GREENBURGH, N.Y. -- A can of Monster provides the perfect boost of energy 16-year-old J.P. Sayegh needs before Edgemont High School football games on Saturdays.
But now, energy drinks like Monster and 5-hour Energy are under scrutiny by the state. In July, the New York attorney general subpoenaed Monster Beverage, PepsiCo and Living Essentials, saying the companies are misleading consumers about caffeine content and the drinks' health risks, according to a New York Times article .
"They're good if you need energy for a short period of time," said Sayegh, an Edgemont High School junior.
Pepsi makes the popular AMP drinks, while Living Essentials manufactures 5-hour Energy. Drinks like these are readily available for students at any gas station or convenience store for about $3.
Some students know about the health risks the drinks already pose, yet continue to buy the drinks.
"I hear that if you're too small and you drink too much it can really hurt you," said Nick Petrilli, 15, an Edgemont sophomore who plays baseball and basketball.
But that doesn't stop him from drinking a Red Bull a few times a month to boost his workout routines, he said.
The high concentrations of caffeine the drinks contain can produce cardiovascular complications health experts say.
A 5-hour Energy drink contains about 210 mg of caffeine, which is roughly six times the amount of caffeine in a 12-oz. Coca Cola. State investigators claim there could be even more caffeine hidden in the drinks' additives like black tea extract and guarana.

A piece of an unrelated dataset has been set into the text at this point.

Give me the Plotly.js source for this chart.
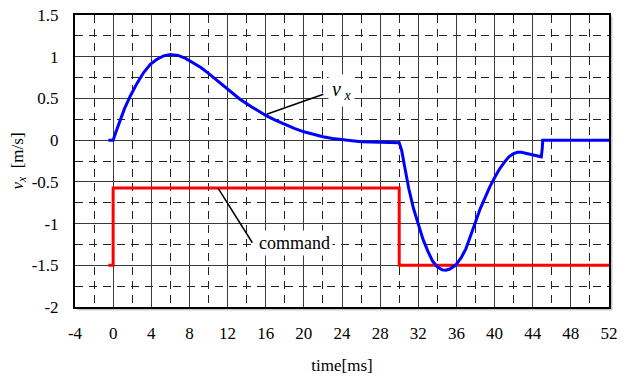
<!DOCTYPE html>
<html>
<head>
<meta charset="utf-8">
<script src="https://cdn.plot.ly/plotly-3.0.1.min.js"></script>
<style>
  html, body { margin: 0; padding: 0; background: #fff; }
  #chart { width: 629px; height: 376px; }
</style>
</head>
<body>
<div id="chart"></div>
<script>
// Measured lateral velocity v_x [m/s] over time [ms]
const timeVx = [-0.5, 0, 0.3, 0.7, 1.2, 1.8, 2.5, 3.2, 3.9, 4.6, 5.3, 6, 6.8, 7.6, 8.4, 9.2, 10, 11.2, 12.3, 13.3, 14.5, 15.3, 16.1, 17, 18, 19, 20, 21, 22, 23, 24, 25, 26, 27, 28, 29, 30,
  30.25, 30.5, 30.75, 31, 31.5, 32, 32.5, 33, 33.5, 34, 34.5, 34.9, 35.3, 35.9, 36.5, 37, 37.5, 38, 38.5, 39, 39.5, 40, 40.5, 41, 41.5, 42, 42.4, 42.8, 43.3, 43.8, 44.4, 44.9, 45.0, 45.05, 52];
const vx = [0, 0, 0.1, 0.23, 0.38, 0.53, 0.68, 0.81, 0.91, 0.97, 1.01, 1.025, 1.015, 0.98, 0.93, 0.87, 0.8, 0.69, 0.59, 0.49, 0.4, 0.34, 0.29, 0.24, 0.19, 0.14, 0.1, 0.07, 0.04, 0.02, 0.005, -0.01, -0.018, -0.022, -0.025, -0.028, -0.03,
  -0.12, -0.28, -0.44, -0.58, -0.82, -1.02, -1.19, -1.33, -1.45, -1.52, -1.555, -1.56, -1.545, -1.5, -1.41, -1.3, -1.15, -0.98, -0.82, -0.68, -0.56, -0.45, -0.35, -0.27, -0.2, -0.16, -0.145, -0.145, -0.16, -0.175, -0.19, -0.2, -0.1, 0, 0];

// Command signal (step profile)
const timeCmd = [-0.5, 0, 0, 30, 30, 52];
const cmd = [-1.5, -1.5, -0.575, -0.575, -1.5, -1.5];

// Leader lines for the two labels
const vxLeaderT = [16.1, 22.05];
const vxLeaderV = [0.31, 0.55];
const cmdLeaderT = [11.0, 14.6];
const cmdLeaderV = [-0.575, -1.23];

const xTicks = [-4, 0, 4, 8, 12, 16, 20, 24, 28, 32, 36, 40, 44, 48, 52];
const yTicks = [1.5, 1, 0.5, 0, -0.5, -1, -1.5, -2];

const serif = "Liberation Serif";

const traces = [
  { x: timeCmd, y: cmd, mode: "lines", line: { color: "#ff0000", width: 3 }, hoverinfo: "skip" },
  { x: timeVx, y: vx, mode: "lines", line: { color: "#0000ff", width: 3 }, hoverinfo: "skip" },
  { x: vxLeaderT, y: vxLeaderV, mode: "lines", line: { color: "#000", width: 1.5 }, hoverinfo: "skip" },
  { x: cmdLeaderT, y: cmdLeaderV, mode: "lines", line: { color: "#000", width: 1.5 }, hoverinfo: "skip" }
];

const gridSolid = "#3a3a3a";
const gridDash = "#222";
const frameShadow = "rgba(0,0,0,0.22)";

const layout = {
  width: 629, height: 376,
  margin: { l: 75, r: 20, t: 15, b: 69 },
  paper_bgcolor: "#fff", plot_bgcolor: "#fff",
  showlegend: false,
  font: { family: serif, size: 16, color: "#000" },
  xaxis: {
    range: [-4, 52], tickvals: xTicks, ticktext: xTicks.map(String),
    showgrid: true, gridcolor: gridSolid, gridwidth: 1,
    zeroline: false,
    showline: true, mirror: true, linecolor: "#000", linewidth: 2,
    ticks: "outside", ticklen: 10, tickcolor: "rgba(0,0,0,0)",
    tickfont: { family: serif, size: 17, color: "#000" },
    minor: { tick0: -2, dtick: 4, showgrid: true, gridcolor: gridDash, gridwidth: 1, griddash: "8px,6px", ticks: "" },
    title: { text: "time[ms]", font: { family: serif, size: 17 }, standoff: 17 },
    fixedrange: true
  },
  yaxis: {
    range: [-2, 1.5], tickvals: yTicks, ticktext: yTicks.map(String),
    showgrid: true, gridcolor: gridSolid, gridwidth: 1,
    zeroline: false,
    showline: true, mirror: true, linecolor: "#000", linewidth: 2,
    ticks: "outside", ticklen: 11, tickcolor: "rgba(0,0,0,0)",
    tickfont: { family: serif, size: 17, color: "#000" },
    minor: { tick0: 1.25, dtick: 0.5, showgrid: true, gridcolor: gridDash, gridwidth: 1, griddash: "8px,6px", ticks: "" },
    title: { text: "<i>v</i><sub><i>x</i></sub>  [m/s]", font: { family: serif, size: 17 }, standoff: 4 },
    fixedrange: true
  },
  // light drop shadow along the right and bottom edges of the frame
  shapes: [
    { type: "line", xref: "paper", yref: "paper", xsizemode: "pixel", xanchor: 1, x0: 2.5, x1: 2.5, y0: -0.008, y1: 0.995,
      line: { color: frameShadow, width: 2 } },
    { type: "line", xref: "paper", yref: "paper", ysizemode: "pixel", yanchor: 0, y0: -2.5, y1: -2.5, x0: 0.005, x1: 1.005,
      line: { color: frameShadow, width: 2 } }
  ],
  // labels sit on white boxes that hide the grid behind them
  annotations: [
    { x: 22.5, y: 0.6, xref: "x", yref: "y", xanchor: "left", yanchor: "middle", showarrow: false,
      bgcolor: "#fff", borderpad: 3,
      text: "<i>v</i><sub> <i>x</i></sub>", font: { family: serif, size: 20, color: "#000" } },
    { x: 15.0, y: -1.236, xref: "x", yref: "y", xanchor: "left", yanchor: "middle", showarrow: false,
      bgcolor: "#fff", borderpad: 2,
      text: "command", font: { family: serif, size: 18, color: "#000" } }
  ]
};

Plotly.newPlot("chart", traces, layout, { displayModeBar: false, staticPlot: true });
</script>
</body>
</html>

Aware of their dangers, Edgemont athletic trainer Teresa Roane always tries to keep student-athletes away from the drinks.
"I try very hard to educate my athletes about the importance of drinking water and what happens when they are dehydrated," she said.
Roane said she doesn't have to deal with the effects of energy drinks often at Edgemont -- but that's not to say it never happens.
"In the past, there were certain teams that would go out and buy Monster or 5-hour Energy," she said. "But when they spent the majority of the game cramping and then listening to me and their coach yell at them for it, they decided it wasn't worth it."
Some students, like Colin Hopkins, are aware that the drinks can cause dehydration and cardiovascular problems, and choose to stay away from them. The caffeine and sugar can also cause him problems when he needs to cut weight before a wrestling match.
"They don't taste very good and they're bad for you," said Hopkins, a junior. "There's too much caffeine and sugar."